■ Prompt
Take the lines from the top down to and including the one with "from matplotlib.patches import FancyBboxPatch" and repeat them exactly. Omit images.

■ Information provided
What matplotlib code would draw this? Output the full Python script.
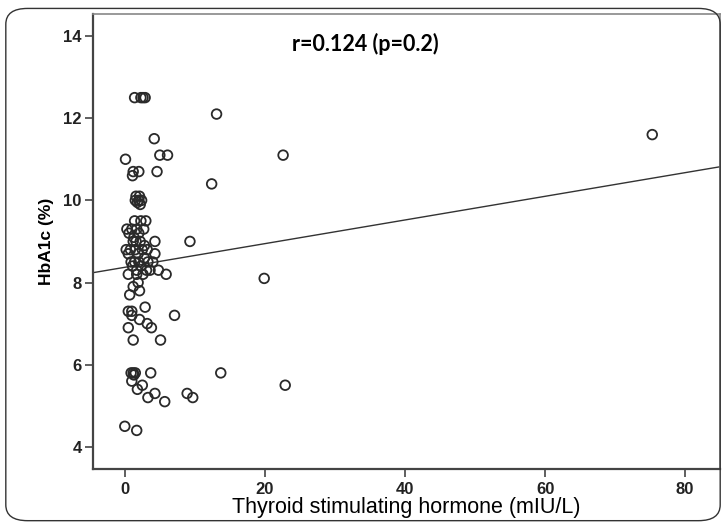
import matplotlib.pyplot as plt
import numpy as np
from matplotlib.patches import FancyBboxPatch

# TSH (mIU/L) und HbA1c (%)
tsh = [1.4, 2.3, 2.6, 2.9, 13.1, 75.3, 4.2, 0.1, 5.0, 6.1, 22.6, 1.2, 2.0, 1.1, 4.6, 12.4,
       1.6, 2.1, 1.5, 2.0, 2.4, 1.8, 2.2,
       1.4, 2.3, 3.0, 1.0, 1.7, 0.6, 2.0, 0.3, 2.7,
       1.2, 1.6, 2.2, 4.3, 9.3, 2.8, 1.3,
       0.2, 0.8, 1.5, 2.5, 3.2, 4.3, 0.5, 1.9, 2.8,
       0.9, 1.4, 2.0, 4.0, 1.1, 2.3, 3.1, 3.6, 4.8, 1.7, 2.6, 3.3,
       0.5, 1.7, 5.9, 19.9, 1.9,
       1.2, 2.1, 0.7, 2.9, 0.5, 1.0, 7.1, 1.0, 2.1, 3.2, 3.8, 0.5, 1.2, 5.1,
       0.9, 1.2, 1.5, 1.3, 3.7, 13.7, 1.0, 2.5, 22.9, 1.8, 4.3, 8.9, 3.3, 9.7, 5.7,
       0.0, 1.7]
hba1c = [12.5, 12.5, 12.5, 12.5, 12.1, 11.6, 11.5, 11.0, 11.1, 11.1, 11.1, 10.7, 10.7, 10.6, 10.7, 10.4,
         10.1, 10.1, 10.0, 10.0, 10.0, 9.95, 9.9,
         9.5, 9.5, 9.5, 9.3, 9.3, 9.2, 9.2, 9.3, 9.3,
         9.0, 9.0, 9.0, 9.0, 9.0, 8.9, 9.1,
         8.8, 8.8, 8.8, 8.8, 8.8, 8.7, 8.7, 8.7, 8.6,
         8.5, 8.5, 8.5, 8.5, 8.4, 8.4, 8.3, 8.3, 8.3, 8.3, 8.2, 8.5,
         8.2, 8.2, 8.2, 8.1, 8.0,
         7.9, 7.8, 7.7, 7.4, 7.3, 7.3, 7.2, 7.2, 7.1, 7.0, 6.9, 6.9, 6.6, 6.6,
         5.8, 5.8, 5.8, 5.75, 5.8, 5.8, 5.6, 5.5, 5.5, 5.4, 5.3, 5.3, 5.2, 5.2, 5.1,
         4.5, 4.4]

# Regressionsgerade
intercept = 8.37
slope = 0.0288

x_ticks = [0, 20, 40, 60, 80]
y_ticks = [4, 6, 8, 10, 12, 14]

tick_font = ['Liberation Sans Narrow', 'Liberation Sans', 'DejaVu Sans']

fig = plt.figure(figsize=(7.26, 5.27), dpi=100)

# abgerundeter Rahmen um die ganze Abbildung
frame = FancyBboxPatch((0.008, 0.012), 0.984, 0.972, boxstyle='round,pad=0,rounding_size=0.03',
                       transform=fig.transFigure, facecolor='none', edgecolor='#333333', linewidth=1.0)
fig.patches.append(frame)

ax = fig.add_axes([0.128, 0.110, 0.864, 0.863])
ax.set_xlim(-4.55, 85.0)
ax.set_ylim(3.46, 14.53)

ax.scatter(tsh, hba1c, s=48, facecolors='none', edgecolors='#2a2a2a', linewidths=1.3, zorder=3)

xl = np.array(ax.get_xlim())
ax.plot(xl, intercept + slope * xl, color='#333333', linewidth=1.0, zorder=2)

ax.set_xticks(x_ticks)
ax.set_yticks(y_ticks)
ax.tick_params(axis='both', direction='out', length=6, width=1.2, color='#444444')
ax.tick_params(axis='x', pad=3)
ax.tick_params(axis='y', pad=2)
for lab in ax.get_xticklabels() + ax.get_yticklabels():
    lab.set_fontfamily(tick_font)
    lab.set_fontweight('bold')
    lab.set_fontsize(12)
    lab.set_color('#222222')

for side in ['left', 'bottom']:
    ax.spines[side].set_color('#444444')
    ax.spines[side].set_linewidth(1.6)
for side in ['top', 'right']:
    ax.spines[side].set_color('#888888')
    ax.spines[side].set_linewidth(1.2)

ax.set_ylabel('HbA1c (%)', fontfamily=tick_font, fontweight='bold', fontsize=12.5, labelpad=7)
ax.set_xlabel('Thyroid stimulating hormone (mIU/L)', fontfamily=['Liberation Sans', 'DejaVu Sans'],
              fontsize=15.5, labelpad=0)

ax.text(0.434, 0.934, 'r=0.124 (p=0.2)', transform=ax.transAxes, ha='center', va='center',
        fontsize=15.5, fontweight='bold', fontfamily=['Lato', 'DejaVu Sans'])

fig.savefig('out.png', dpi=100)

■ Exercise answer
What matplotlib code would draw this? Output the full Python script.
import matplotlib.pyplot as plt
import numpy as np
from matplotlib.patches import FancyBboxPatch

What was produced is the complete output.